Ces « scandales » récents ont précipité les débats afin de cadrer cette obligation de reclassement.
4) Le nouveau dispositif de la loi du 18 mai 2010 (article 1233-4-1 du code du travail)
La loi n°2010-499 du 18 mai 2010, codifiée dans le nouvel article du code du travail, L. 1233-4-1, crée une procédure spécifique.
A cet égard, le périmètre de recherche pour le reclassement établit précédemment par la loi et la jurisprudence ne change pas, en effet, le reclassement devra toujours être proposé dans toutes les implantations du groupe.
La nouveauté est que les entreprises qui appartiennent à un groupe implanté en dehors du territoire national devront demander aux salariés dont le licenciement économique est envisagé, par le biais d’un questionnaire, s’ils acceptent de recevoir des propositions de reclassement à l’étranger et à quelles conditions.
Le salarié aura, ensuite, six jours ouvrables pour répondre et son silence vaudra refus.
Une fois le questionnaire remis à l’employeur, ce dernier se trouvera dispensé d’adresser des propositions de reclassement à l’étranger, aux salariés qui auront refusé.
Bien évidemment, toutes les propositions devront être écrites et précises et le salarié aura toujours la possibilité d’y renoncer.
Cet apport législatif basé, sur le principe de bonne foi, crée des contraintes supplémentaires pour l’employeur, mais ne change pas beaucoup la donne pour les salariés qui ont désormais l’assurance de ne pas se voir proposer des offres de reclassement « exotiques » qu’ils auraient dans tous les cas refusés.
Par ailleurs, la Commission des affaires sociales du Sénat, s’est montrée assez critique vis-à-vis de cette loi ; plusieurs insuffisances sont à relever.

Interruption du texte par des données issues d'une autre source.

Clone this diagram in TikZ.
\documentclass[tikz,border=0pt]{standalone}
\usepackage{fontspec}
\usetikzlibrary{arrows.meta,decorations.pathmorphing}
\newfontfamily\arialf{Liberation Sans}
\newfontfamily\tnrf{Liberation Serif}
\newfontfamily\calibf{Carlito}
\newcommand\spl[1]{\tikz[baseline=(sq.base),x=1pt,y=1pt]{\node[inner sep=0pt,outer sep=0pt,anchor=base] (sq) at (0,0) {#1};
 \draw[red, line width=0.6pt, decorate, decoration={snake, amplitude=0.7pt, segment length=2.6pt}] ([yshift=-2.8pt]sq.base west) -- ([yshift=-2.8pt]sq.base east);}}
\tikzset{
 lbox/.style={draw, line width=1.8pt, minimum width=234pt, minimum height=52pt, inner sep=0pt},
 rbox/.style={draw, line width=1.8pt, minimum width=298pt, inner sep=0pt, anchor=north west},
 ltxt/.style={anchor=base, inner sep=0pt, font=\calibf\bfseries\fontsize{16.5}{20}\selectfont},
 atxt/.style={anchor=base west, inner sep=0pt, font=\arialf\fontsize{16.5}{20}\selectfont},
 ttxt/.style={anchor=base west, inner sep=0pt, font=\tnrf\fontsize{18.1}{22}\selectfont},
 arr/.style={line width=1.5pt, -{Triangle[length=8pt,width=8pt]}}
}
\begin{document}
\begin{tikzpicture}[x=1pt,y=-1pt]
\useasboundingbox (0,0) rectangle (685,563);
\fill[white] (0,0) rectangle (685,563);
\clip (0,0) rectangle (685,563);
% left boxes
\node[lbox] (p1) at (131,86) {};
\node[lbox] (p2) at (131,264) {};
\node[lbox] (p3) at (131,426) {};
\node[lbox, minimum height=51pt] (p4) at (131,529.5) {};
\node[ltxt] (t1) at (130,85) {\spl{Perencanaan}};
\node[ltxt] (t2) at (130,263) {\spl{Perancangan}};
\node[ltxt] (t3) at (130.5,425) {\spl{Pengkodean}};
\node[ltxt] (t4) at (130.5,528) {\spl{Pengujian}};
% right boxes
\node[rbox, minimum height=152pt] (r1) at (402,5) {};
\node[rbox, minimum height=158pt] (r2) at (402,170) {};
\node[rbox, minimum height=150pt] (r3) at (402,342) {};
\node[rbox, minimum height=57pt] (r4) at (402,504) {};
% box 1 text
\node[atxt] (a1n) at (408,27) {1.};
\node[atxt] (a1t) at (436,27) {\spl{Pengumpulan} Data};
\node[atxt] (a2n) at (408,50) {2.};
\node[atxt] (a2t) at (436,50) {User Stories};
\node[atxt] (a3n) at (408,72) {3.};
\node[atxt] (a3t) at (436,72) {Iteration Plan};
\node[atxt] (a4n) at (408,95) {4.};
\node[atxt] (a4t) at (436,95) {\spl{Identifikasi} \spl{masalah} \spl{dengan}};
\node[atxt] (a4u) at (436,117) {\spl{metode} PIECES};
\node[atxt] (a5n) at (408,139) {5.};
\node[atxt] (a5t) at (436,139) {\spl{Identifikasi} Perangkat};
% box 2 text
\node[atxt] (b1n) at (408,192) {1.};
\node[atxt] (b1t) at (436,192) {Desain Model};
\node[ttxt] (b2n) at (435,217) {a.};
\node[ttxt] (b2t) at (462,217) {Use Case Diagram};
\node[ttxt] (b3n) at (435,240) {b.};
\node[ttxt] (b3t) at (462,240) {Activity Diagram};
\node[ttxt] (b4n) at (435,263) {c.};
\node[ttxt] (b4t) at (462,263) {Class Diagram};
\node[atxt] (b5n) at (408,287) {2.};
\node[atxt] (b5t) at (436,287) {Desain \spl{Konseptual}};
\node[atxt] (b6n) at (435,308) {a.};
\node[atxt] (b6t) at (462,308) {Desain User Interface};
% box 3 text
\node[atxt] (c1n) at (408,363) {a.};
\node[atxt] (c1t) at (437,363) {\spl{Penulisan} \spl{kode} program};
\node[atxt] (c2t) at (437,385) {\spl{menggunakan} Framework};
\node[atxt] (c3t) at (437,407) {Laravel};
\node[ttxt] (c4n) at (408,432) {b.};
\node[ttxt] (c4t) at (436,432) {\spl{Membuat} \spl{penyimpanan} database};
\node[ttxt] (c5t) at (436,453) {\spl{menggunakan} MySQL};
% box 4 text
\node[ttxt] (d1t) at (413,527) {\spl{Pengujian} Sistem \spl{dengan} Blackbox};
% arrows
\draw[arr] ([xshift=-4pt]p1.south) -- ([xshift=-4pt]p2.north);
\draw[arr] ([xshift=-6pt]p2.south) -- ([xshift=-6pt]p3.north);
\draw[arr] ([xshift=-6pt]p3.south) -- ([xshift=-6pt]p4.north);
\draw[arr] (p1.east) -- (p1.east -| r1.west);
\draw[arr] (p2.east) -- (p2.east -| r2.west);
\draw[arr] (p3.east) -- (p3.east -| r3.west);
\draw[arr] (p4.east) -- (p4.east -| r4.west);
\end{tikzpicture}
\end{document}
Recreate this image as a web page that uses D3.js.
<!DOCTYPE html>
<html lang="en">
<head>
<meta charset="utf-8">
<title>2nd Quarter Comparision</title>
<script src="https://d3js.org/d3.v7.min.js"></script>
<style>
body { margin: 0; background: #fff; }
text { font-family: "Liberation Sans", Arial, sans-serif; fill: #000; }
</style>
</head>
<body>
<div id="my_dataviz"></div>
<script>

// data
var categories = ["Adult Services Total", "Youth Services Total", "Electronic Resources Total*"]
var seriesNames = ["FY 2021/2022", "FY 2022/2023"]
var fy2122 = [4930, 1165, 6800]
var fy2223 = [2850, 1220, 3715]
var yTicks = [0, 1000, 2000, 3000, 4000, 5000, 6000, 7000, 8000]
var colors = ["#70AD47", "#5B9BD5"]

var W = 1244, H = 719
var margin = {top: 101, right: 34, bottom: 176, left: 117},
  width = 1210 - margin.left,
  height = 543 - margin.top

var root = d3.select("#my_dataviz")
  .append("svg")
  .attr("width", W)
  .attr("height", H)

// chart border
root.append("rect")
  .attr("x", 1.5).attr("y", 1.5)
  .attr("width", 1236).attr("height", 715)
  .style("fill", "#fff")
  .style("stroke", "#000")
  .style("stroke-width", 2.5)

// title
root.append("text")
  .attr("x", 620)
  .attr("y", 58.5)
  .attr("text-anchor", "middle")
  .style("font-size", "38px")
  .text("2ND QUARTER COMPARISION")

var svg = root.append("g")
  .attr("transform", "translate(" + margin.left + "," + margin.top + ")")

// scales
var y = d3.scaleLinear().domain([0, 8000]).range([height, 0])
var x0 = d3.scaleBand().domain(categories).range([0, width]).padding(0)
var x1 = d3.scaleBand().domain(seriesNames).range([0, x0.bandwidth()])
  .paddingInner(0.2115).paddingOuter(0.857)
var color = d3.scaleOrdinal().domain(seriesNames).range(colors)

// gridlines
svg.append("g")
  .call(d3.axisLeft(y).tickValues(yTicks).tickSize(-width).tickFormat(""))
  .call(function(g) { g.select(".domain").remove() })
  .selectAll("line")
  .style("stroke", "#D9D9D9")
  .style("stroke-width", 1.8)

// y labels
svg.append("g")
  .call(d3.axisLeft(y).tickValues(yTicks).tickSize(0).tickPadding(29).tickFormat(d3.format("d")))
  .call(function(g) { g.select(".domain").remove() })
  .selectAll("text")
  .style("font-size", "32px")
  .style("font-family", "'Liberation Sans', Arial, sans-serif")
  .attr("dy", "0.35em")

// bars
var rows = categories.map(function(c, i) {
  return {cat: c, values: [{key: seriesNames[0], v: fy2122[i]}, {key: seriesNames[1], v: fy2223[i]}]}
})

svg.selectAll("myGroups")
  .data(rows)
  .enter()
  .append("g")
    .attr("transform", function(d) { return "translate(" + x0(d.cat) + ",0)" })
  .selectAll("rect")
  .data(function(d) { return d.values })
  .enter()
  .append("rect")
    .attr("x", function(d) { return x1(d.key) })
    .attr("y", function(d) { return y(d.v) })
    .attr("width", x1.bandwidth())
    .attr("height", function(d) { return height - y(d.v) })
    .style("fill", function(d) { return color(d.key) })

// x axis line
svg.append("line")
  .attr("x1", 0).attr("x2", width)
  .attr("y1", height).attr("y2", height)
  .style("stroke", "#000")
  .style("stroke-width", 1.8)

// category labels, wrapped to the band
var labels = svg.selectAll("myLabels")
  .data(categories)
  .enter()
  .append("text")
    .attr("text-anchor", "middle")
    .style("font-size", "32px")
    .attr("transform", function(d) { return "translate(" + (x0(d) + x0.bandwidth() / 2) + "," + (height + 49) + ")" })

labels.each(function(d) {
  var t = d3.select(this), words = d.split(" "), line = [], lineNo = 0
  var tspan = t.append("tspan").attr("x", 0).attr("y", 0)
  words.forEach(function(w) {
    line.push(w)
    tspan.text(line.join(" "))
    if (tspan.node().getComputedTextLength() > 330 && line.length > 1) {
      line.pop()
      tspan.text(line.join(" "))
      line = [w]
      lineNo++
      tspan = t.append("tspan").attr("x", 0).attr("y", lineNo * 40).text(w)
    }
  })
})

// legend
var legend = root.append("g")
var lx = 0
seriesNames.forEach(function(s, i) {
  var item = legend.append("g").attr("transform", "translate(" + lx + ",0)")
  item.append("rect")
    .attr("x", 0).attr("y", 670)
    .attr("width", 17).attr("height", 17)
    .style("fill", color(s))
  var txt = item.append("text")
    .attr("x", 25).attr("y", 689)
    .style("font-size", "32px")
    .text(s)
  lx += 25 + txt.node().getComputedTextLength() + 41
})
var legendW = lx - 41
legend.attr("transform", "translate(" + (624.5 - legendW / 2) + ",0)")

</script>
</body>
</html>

En effet, on peut regretter que la loi ne prévoit pas, notamment, de sanction spécifique en cas de méconnaissance de cette procédure ; de plus, aucun contenu du questionnaire n’a été préalablement défini. Enfin, aucune rémunération plancher n’a été fixée en-deça duquel les emplois situés à l’étranger n’auraient pas à être proposé.